Grant opportunities - top

Below are the program materials received May 15-21 in the Grants Office, Woodburn 309. For copies of the information, contact the office at 642-6627 or e-mail requests to grants@bhsu.edu. Fellowship information will also be posted on the Student Union bulletin board near the information desk. 

  • Department of Education. Tech Prep (ED). The Education Department is seeking consortium applications for multi-year support of Tech Prep projects that combine two years of secondary and at least two years of postsecondary education on site at a community college and lead to a degree or certificate. Deadline is June 26. www.ed.gov/legislation/FedRegister CFDA #84.353
  • Department of Education. Advanced Placement Incentive Program (ED). The Education Department seeks applications to increase access to, and participation in, pre-advanced placement and advanced placement (AP) courses for low-income and other disadvantaged students so they may avail themselves of advanced placement exams and ultimately increase the likelihood that they receive college degrees. Deadline is June 16 for e-mail letters of intent and July 3 for applications. www.ed.gov/legislation/FedRegister CFDA #84.330C
  • Department of Education. Arts in Education Model Development and Dissemination (ED). The Education Department seeks applications to develop, document, evaluate and disseminate innovative models that integrate the arts into core elementary and middle school curricula through partnerships of arts and education specialists. Deadline is June 16 for e-mail notices of intent and July 10 for applications. www.ed.gov/legislation/FedRegister CFDA #84.351D

Faculty research funds available - top

The Faculty Research Committee has funds available for the current fiscal year. Write a short (about three-page) proposal. Proposal forms are available in the Grants and Special Projects Office, Woodburn 309, or can be printed from the website.

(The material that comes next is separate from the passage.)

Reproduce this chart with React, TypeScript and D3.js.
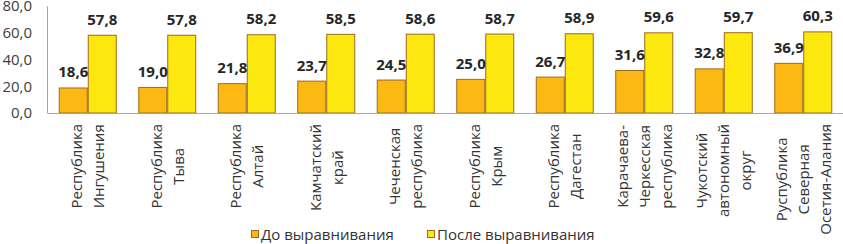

It is anticipated that successful applicants will request support for faculty release time, research equipment, travel to research sites or research support for the production of creative work. Preference is given to new applicants, particularly in the areas of education, business, social sciences and humanities. Applications are now being accepted for faculty release time for spring 2004. Release time is awarded to full-time faculty who teach on the BHSU campus. The next application deadline is Thursday, 
May 29 at 12 p.m.

The applicants are encouraged to contact the committee members for advice prior to completing their proposals. The members are John Alsup, Earl Chrysler, Tom Cox, Abdollah Farrokhi (chair), Jim Hess, Kathleen Parrow, Shane Sarver, and Rob Schurrer.